ワークショップから生まれた「課題解決型基礎研究」

 エネルギーフロンティア研究センターへのファンディングは、他のケースと比較し、「最初に“未来のエネルギーシステム”を描き出し、その後で“システムを実現するための基礎研究”を特定してファンドを行った」点で大きな特徴を持つ。制度設計に至った経緯は、次のようなものである。

 エネルギー省は、まず2001年〜2003年の約3年をかけて、今後数十年、特に2050年を見据えた場合の「米国がエネルギー供給を確保し、かつ低炭素社会を実現していくための課題」を抽出した。具体的には、2002年、2003年の2回にわたるワークショップ(学術界、産業界、政策サイドなどから100人以上が参画)を経て、未来のエネルギーシステムを構築するための「目指すべき37の研究方向(リサーチ・ディレクション)」を発表している。
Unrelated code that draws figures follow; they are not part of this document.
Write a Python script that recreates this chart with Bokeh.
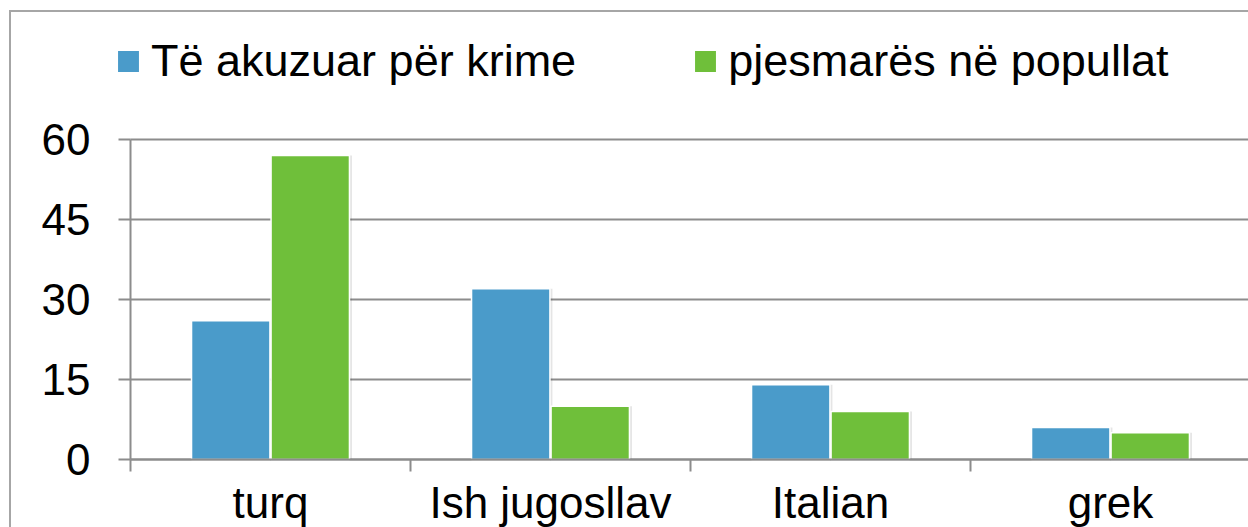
from bokeh.plotting import figure
from bokeh.models import (Range1d, FixedTicker, ColumnDataSource, Legend,
                          LegendItem, LinearAxis, InlineStyleSheet)
from bokeh.transform import dodge
from bokeh.embed import file_html
from bokeh.resources import INLINE

# ---- data ----
categories = ["turq", "Ish jugosllav", "Italian", "grek"]
series_names = ["Të akuzuar për krime", "pjesmarës në popullat"]
accused = [26, 32, 14, 6]
population = [57, 10, 9, 5]
y_ticks = [0, 15, 30, 45, 60]
y_min, y_max = 0, 60

# ---- layout (pixels) ----
W, H = 1248, 527
AX_LEFT, AX_TOP, AX_BOTTOM = 130, 139, 459   # plot area edges
CAT_PX = 280                                 # width of one category slot

FONT = "Liberation Sans"
BLUE = "#4a9bca"
GREEN = "#6fbf3a"
GRID = "#8c8c8c"

n = len(categories)
x_pos = list(range(n))
src = ColumnDataSource(dict(x=x_pos, cat=categories, a=accused, b=population))

# the frame fills the whole canvas; the axes sit at fixed data positions
px_per_y = (AX_BOTTOM - AX_TOP) / (y_max - y_min)
x0 = -0.5 - AX_LEFT / CAT_PX
x1 = -0.5 + (W - AX_LEFT) / CAT_PX
ylo = y_min - (H - AX_BOTTOM) / px_per_y
yhi = y_max + AX_TOP / px_per_y

p = figure(width=W, height=H, output_backend="svg", toolbar_location=None,
           x_range=Range1d(x0, x1), y_range=Range1d(ylo, yhi),
           x_axis_location=None, y_axis_location=None,
           min_border=0, min_border_left=0, min_border_right=0,
           min_border_top=0, min_border_bottom=0)
p.outline_line_color = None
p.background_fill_color = "white"
p.border_fill_color = "white"
p.xgrid.visible = False
p.ygrid.visible = False

# chart-area border (top and left edges; the rest lies outside the picture)
p.stylesheets = [InlineStyleSheet(css="""
:host::after {
  content: ""; position: absolute; left: 9px; top: 10px; right: 0; bottom: 0;
  border-top: 2px solid #a6a6a6; border-left: 2px solid #a6a6a6;
  pointer-events: none;
}
""")]

# horizontal grid lines across the category slots
p.segment(x0=[-0.5] * len(y_ticks), x1=[n - 0.5] * len(y_ticks),
          y0=y_ticks, y1=y_ticks, line_color=GRID, line_width=2)

# soft shadows
for off, col in ((-0.142, "a"), (0.142, "b")):
    p.vbar(x=dodge("x", off + 0.004), top=col, width=0.29, source=src,
           fill_color="#000000", fill_alpha=0.10, line_color=None)

r1 = p.vbar(x=dodge("x", -0.142), top="a", width=0.28, source=src,
            fill_color=BLUE, line_color="white", line_width=1.5)
r2 = p.vbar(x=dodge("x", 0.142), top="b", width=0.28, source=src,
            fill_color=GREEN, line_color="white", line_width=1.5)

# x axis
xa = LinearAxis(fixed_location=y_min, bounds=(-0.5, n - 0.5))
xa.ticker = FixedTicker(ticks=x_pos, minor_ticks=[i - 0.5 for i in range(n + 1)])
xa.major_label_overrides = {i: c for i, c in zip(x_pos, categories)}
xa.major_tick_line_color = None
xa.minor_tick_line_color = GRID
xa.minor_tick_line_width = 2
xa.minor_tick_out = 12
xa.minor_tick_in = 0
xa.axis_line_color = GRID
xa.axis_line_width = 2
xa.major_label_text_font = FONT
xa.major_label_text_font_size = "44px"
xa.major_label_text_color = "black"
xa.major_label_standoff = 6
p.add_layout(xa, "below")

# y axis
ya = LinearAxis(fixed_location=-0.5, bounds=(y_min, y_max))
ya.ticker = FixedTicker(ticks=y_ticks)
ya.major_tick_line_color = GRID
ya.major_tick_line_width = 2
ya.major_tick_out = 12
ya.major_tick_in = 0
ya.minor_tick_line_color = None
ya.axis_line_color = GRID
ya.axis_line_width = 2
ya.major_label_text_font = FONT
ya.major_label_text_font_size = "44px"
ya.major_label_text_color = "black"
ya.major_label_standoff = 28
p.add_layout(ya, "left")

legend = Legend(items=[LegendItem(label=series_names[0], renderers=[r1]),
                       LegendItem(label=series_names[1], renderers=[r2])],
                orientation="horizontal", location=(114, 440),
                label_text_font=FONT, label_text_font_size="45px",
                label_text_color="black",
                glyph_width=28, glyph_height=28, label_standoff=9,
                spacing=115, padding=0, margin=0,
                border_line_color=None, background_fill_alpha=0)
p.add_layout(legend, "center")

open("out.html", "w").write(file_html(p, INLINE))
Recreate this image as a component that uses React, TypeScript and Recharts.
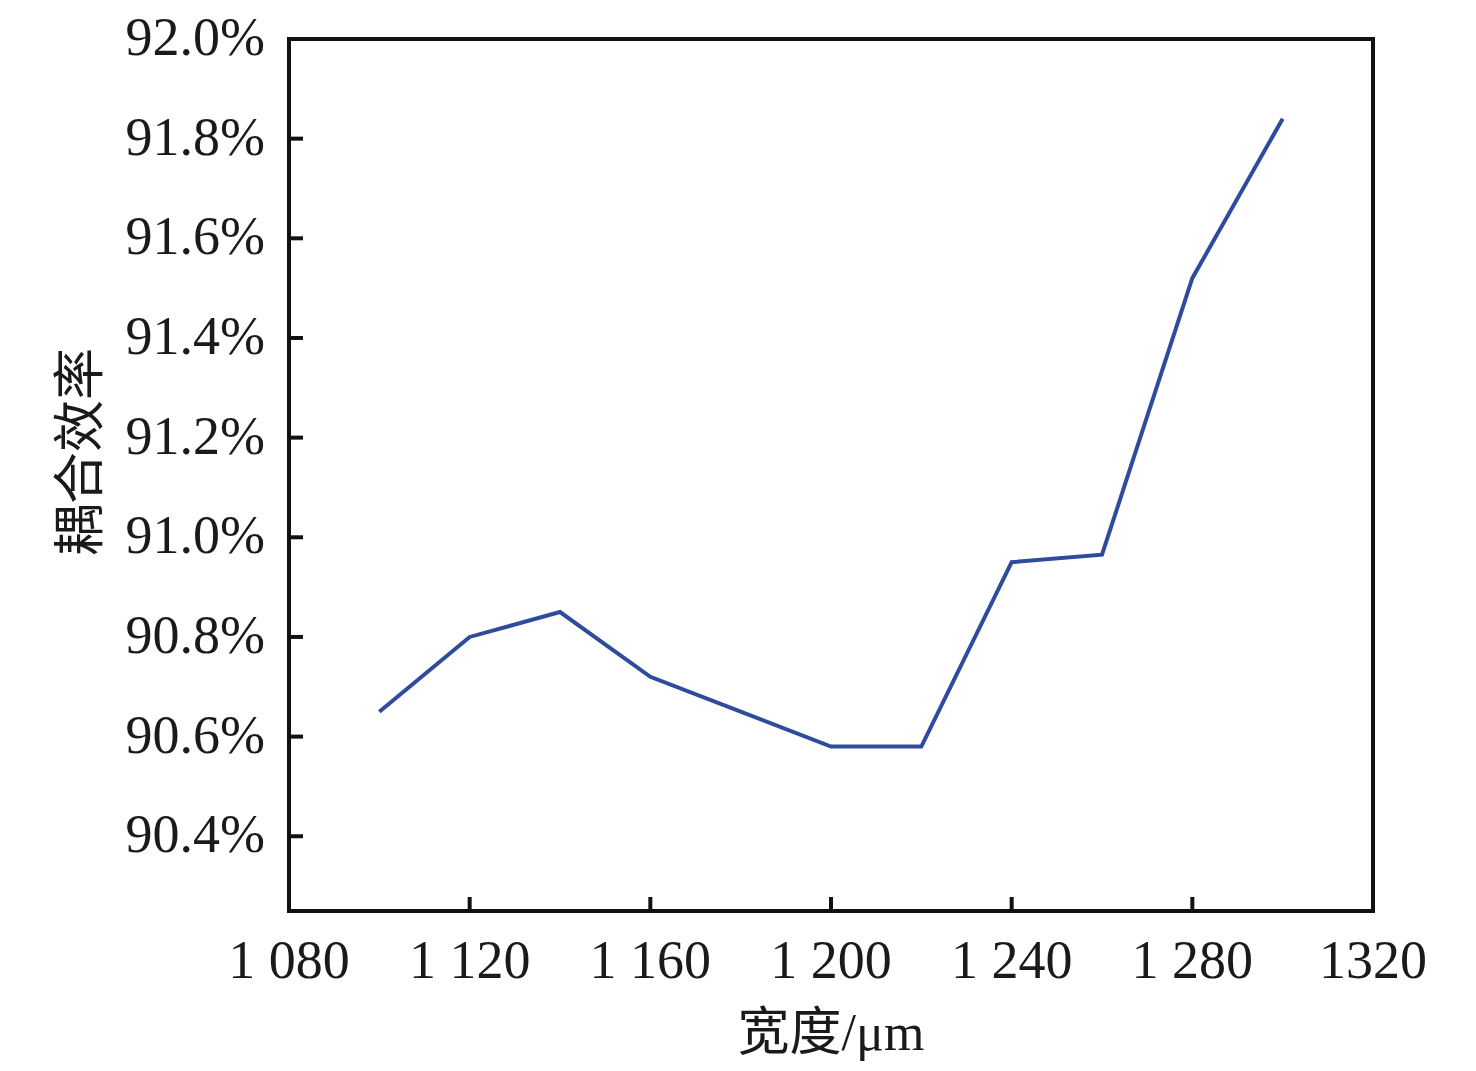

 その上で、これら37の方向に対応する「10の重点研究領域 (例えば、“水素エネルギーに基づく経済”など)」を示し、必要となる基礎研究群を特定していった。2003年〜2007年の5年間に10回にわたり開催された「基礎研究ニーズワークショップ(大学、研究所、企業などから、合わせて1,500人以上が参画)」が、そのための仕組みに当たる。
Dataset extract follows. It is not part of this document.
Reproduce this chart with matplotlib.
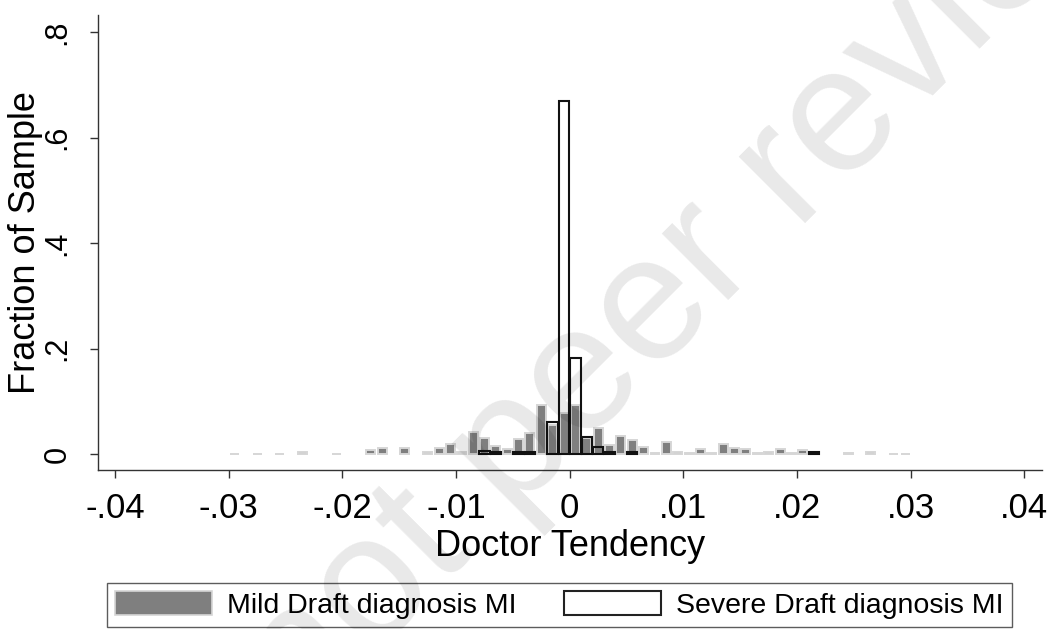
import matplotlib
matplotlib.use("Agg")
import matplotlib.pyplot as plt
from matplotlib.patches import Patch
import numpy as np

plt.rcParams['font.family'] = ['Liberation Sans', 'DejaVu Sans']

# ---- data (fraction of sample per bin of doctor tendency, bin width .001) ----
mild_centers = [-0.0295, -0.0275, -0.0255, -0.0235, -0.0205, -0.0175, -0.0165, -0.0145,
                -0.0125, -0.0115, -0.0105, -0.0095, -0.0085, -0.0075, -0.0065, -0.0055,
                -0.0045, -0.0035, -0.0025, -0.0015, -0.0005, 0.0005, 0.0015, 0.0025,
                0.0035, 0.0045, 0.0055, 0.0065, 0.0075, 0.0085, 0.0095, 0.0105,
                0.0115, 0.0125, 0.0135, 0.0145, 0.0155, 0.0165, 0.0175, 0.0185,
                0.0195, 0.0205, 0.0215, 0.0245, 0.0265, 0.0285, 0.0295]
mild_values = [0.0005, 0.0005, 0.0005, 0.003, 0.0005, 0.007, 0.012, 0.012,
               0.004, 0.011, 0.019, 0.003, 0.042, 0.031, 0.015, 0.009,
               0.029, 0.040, 0.092, 0.055, 0.077, 0.093, 0.030, 0.049,
               0.017, 0.034, 0.027, 0.013, 0.002, 0.023, 0.003, 0.002,
               0.009, 0.001, 0.019, 0.011, 0.009, 0.001, 0.004, 0.009,
               0.001, 0.008, 0.001, 0.002, 0.003, 0.0005, 0.0005]

severe_centers = [-0.0075, -0.0065, -0.0045, -0.0035, -0.0015, -0.0005, 0.0005,
                  0.0015, 0.0025, 0.0035, 0.0055, 0.0215]
severe_values = [0.005, 0.004, 0.004, 0.004, 0.060, 0.670, 0.182,
                 0.033, 0.014, 0.003, 0.004, 0.003]

x_ticks = [-0.04, -0.03, -0.02, -0.01, 0.0, 0.01, 0.02, 0.03, 0.04]
x_tick_labels = ['-.04', '-.03', '-.02', '-.01', '0', '.01', '.02', '.03', '.04']
y_ticks = [0.0, 0.2, 0.4, 0.6, 0.8]
y_tick_labels = ['0', '.2', '.4', '.6', '.8']

series_labels = ['Mild Draft diagnosis MI', 'Severe Draft diagnosis MI']

# ---- figure ----
fig = plt.figure(figsize=(10.52, 6.29), dpi=100)
ax = fig.add_axes([97.5 / 1052, 1 - 470 / 629, (1042 - 97.5) / 1052, (470 - 15) / 629])

ax.bar(mild_centers, mild_values, width=0.00079, color='#7f7f7f',
       edgecolor='#d6d6d6', linewidth=1.4, zorder=2)
ax.bar(severe_centers, severe_values, width=0.00092, facecolor='none',
       edgecolor='#111111', linewidth=1.5, zorder=3)

ax.set_xlim(-0.04155, 0.04155)
ax.set_ylim(-0.0304, 0.833)

for s in ['top', 'right']:
    ax.spines[s].set_visible(False)
for s in ['left', 'bottom']:
    ax.spines[s].set_color('#333333')
    ax.spines[s].set_linewidth(1.0)

ax.set_xticks(x_ticks)
ax.set_xticklabels(x_tick_labels, fontsize=25)
ax.set_yticks(y_ticks)
ax.set_yticklabels(y_tick_labels, fontsize=22, rotation=90, va='center')
ax.tick_params(axis='both', direction='out', length=6, width=1.0, color='#333333')
ax.tick_params(axis='x', pad=10)
ax.tick_params(axis='y', pad=12)

ax.set_xlabel('Doctor Tendency', fontsize=26)
ax.set_ylabel('Fraction of Sample', fontsize=26)
ax.xaxis.set_label_coords(0.5, -0.13)
ax.yaxis.set_label_coords(-0.058, 0.5)

handles = [Patch(facecolor='#7f7f7f', edgecolor='#d6d6d6', linewidth=1.2),
           Patch(facecolor='white', edgecolor='#222222', linewidth=1.5)]
leg = fig.legend(handles, series_labels, loc='lower left',
                 bbox_to_anchor=(107 / 1052, 2 / 629), ncol=2, fontsize=20.5,
                 frameon=True, fancybox=False, shadow=False,
                 handlelength=3.4, handleheight=0.9, handletextpad=0.55,
                 columnspacing=1.65, borderpad=0.28, borderaxespad=0.0)
leg.get_frame().set_edgecolor('#333333')
leg.get_frame().set_linewidth(1.0)

# diagonal watermark of the source page
fig.text(0.535, 0.26, 'Preprint not peer reviewed', rotation=45,
         rotation_mode='anchor', ha='center', va='baseline', fontsize=128,
         color='black', alpha=0.09, zorder=10)

fig.savefig('out.png', dpi=100, facecolor='white')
 最初に、産学官が議論を重ねることで「米国として目指すべきエネルギーシステム」を明らかにする。次に、全米のトップクラス研究者が集まり「システム実現に必要となる基礎研究」を選び出す。その上で、特定された「課題解決型の基礎研究群」を新たなイニシアチブの形にまとめ上げる。2001年からの一連のワークショップを経て立ち上がったエネルギーフロンティア研究センターへの評価は高く、エネルギー分野の研究活力を高める原動力となっている。

これから注目されるエネルギー分野への人材シフト

 「エネルギーフロンティア研究センター」に続き、10月末には米国が掲げる第二のイニシアチブとして、「エネルギー高等研究計画局」の第1回公募結果が発表された。大学や企業などから提案された37件のプロジェクトが採択されている。公募に先立ち行われたコンセプトペーパーの募集に3,600件を超える提案が寄せられたことを見ても、エネルギー問題への研究者の関心の高さが分かる。
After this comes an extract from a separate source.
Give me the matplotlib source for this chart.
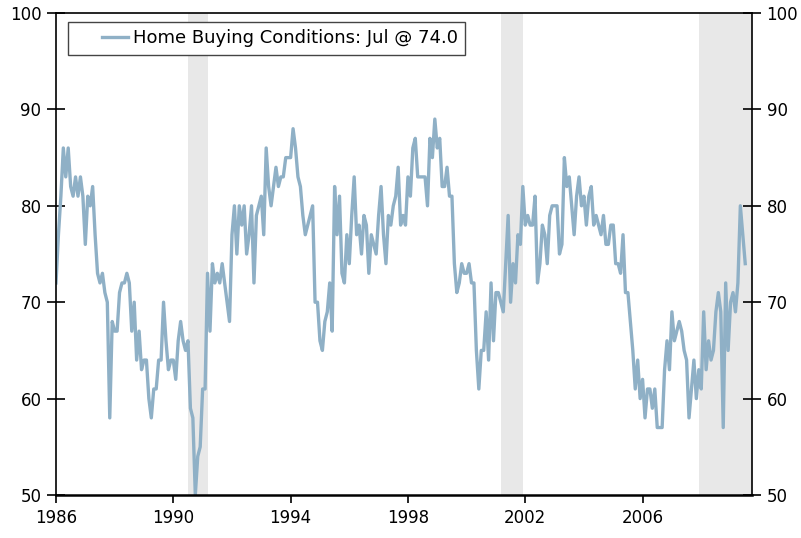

 基礎研究を強化する「エネルギーフロンティア研究センター」に加え、応用研究を強化する「エネルギー高等研究計画局」の動きが本格化することで、エネルギー分野への人材シフトが高まることが予想される。米国の研究現場を支えるポスドクや大学院生などの若手研究者の動きが特に注目される。

 一方、第三のイニシアチブとなる「エネルギーイノベーション・ハブ」については、引き続き、議会や政府間での議論が行われている。エネルギー省が提案した8つのハブのうち、来年度は3つのハブを創設する方向にあるが、今後の動向を注視する必要がある。設立時期について不確定要素は残るものの、基礎から応用まで一気通貫でカバーする研究拠点が米国にもたらす影響は大きい。エネルギー研究を率いる現場のリーダーたちも、ハブ創設の動きに大きな期待を示している。

 オバマ大統領のグリーン・ニューディール政策を受けて、米国のエネルギー研究は「化石から非化石」へ、そして「エネルギーのクリーン化」へと向かうようになった。そのための仕組みとして、3つの研究イニシアチブも掲げられた。「エネルギーフロンティア研究センター」はすでに導入され、「エネルギー高等研究計画局」による支援も本格化する。これらに加え、最も大きな仕組みである「エネルギーイノベーション・ハブ」が実現した時の米国の研究力は極めて大きい。